Software developer Exact has a clear mission: to help companies achieve future-proof growth. This mission is grounded in smart business software, which enables small and medium-sized organisations to work more efficiently. But that is not all. According to Alexander Rahusen, Exact’s Chief Financial Officer, future-proof growth goes beyond efficiency and profitability. Creating added value for colleagues, the environment and society is just as important. How does Exact do this? We put five questions to Alexander Rahusen about responsible business.
1. What's Exacts definition of responsible business?
“It’s a good idea to start by reflecting on the definition of responsible business. Many different expressions are used to explain what responsible business means, including Corporate Social Responsibility (CSR) and Environmental, Social and Governance (ESG). At Exact, we have opted for ‘responsible business’, because that speaks to people and is also nicely all-encompassing. For us, responsible business goes beyond sustainability or reducing carbon emissions; it also includes social elements, such as good employership, diversity & inclusion and contributing to society.”
2. What characterises your organisation when it comes to responsible business?
“I think we are definitely characterised by our level of engagement. That’s crucial, because I strongly believe responsible business should not be a goal, but a driver. That is the only way to achieve success. The fact that our policy is very broad contributes to this. There is always an element that appeals to you as an employee of Exact and so gives you the feeling of being involved. Moreover, responsible business is not a separate department. It is intertwined in all layers of our organisation, making it everyone’s responsibility. I’m proud to say that at Exact, we have an intrinsic motivation to do business responsibly.”

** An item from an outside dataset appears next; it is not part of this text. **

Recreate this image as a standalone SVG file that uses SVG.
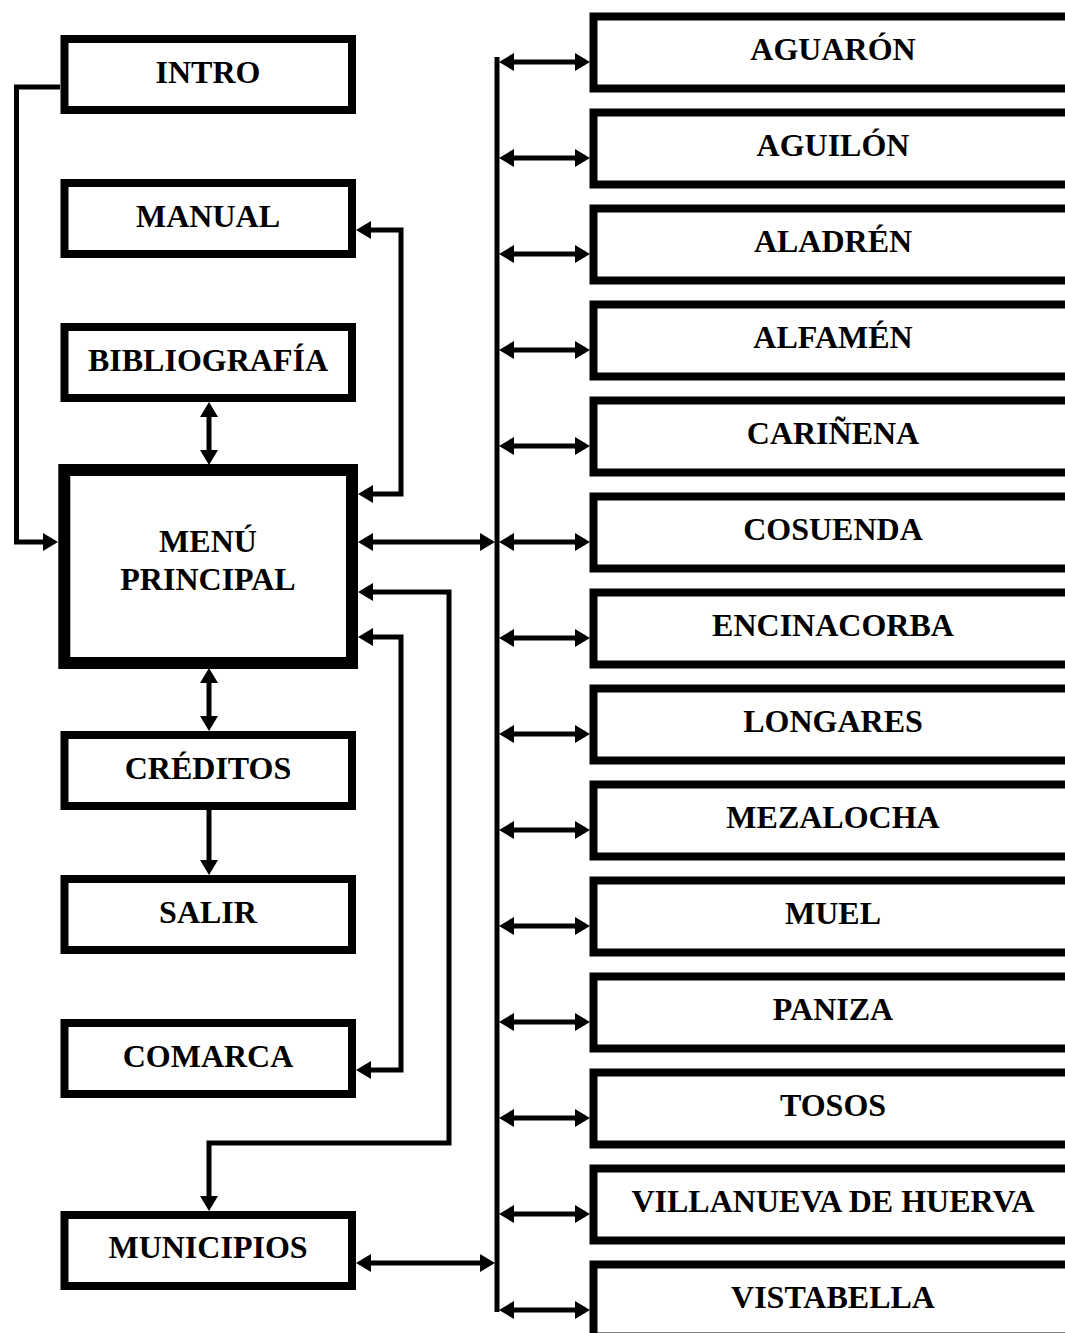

"We want to inspire others to act responsibly as well, only then will our mission succeed."
3. Where do you focus on and how do you put responsible business into practice?
“We have set up a programme based on five pillars. This includes reducing our energy & carbon footprint, increasing diversity & inclusion on the work floor and the establishment of a responsible supply chain, but also, for example, contributing to the local community in which we operate. An example of this is our Giving Back Days: each year colleagues are allowed to devote three working days to volunteer work of their choice. The programme helps to clarify our focus. Furthermore, we have linked targets to each pillar and make sure to report on their achievement.”
4. When will you consider your mission to have been accomplished?
“Our company has actually been incorporating responsible business for a long time, but we have not drawn such explicit attention to this before. We are doing so now, though. Saying you’re doing good is all very well, but you also need to show it. Therefore, we have set concrete goals and are transparent about the results we achieve. Take our carbon emissions target: by 2030, we would like to have reduced our emissions by 50% compared to 2019. Currently, our footprint has already decreased by more than 30%. On our website we publish annually how we meet our goals. In this particular example, we minimised travel, barely flew at all and used more green electricity. Will our mission be a success once we have achieved all our targets? No, or only in part: by being transparent about our policy, we hope to inspire others to also do business responsibly. Only then will our mission be successful.”
5. Do you have any tips for other entrepreneurs who wish to do business responsibly?
“First of all, work on engagement. Focus on initiatives that are close to the organisation, that motivate you intrinsically, and also talk about them with your employees and customers. For example, privacy and data security are important elements of our own policy. That’s something that we’re good at and where we can make a difference for others. Also, don’t make responsible business a separate department. Integrate it throughout your organisation, so that your strategy is supported by everyone. Finally, create a policy that is concrete and measurable, and report on your initiatives.”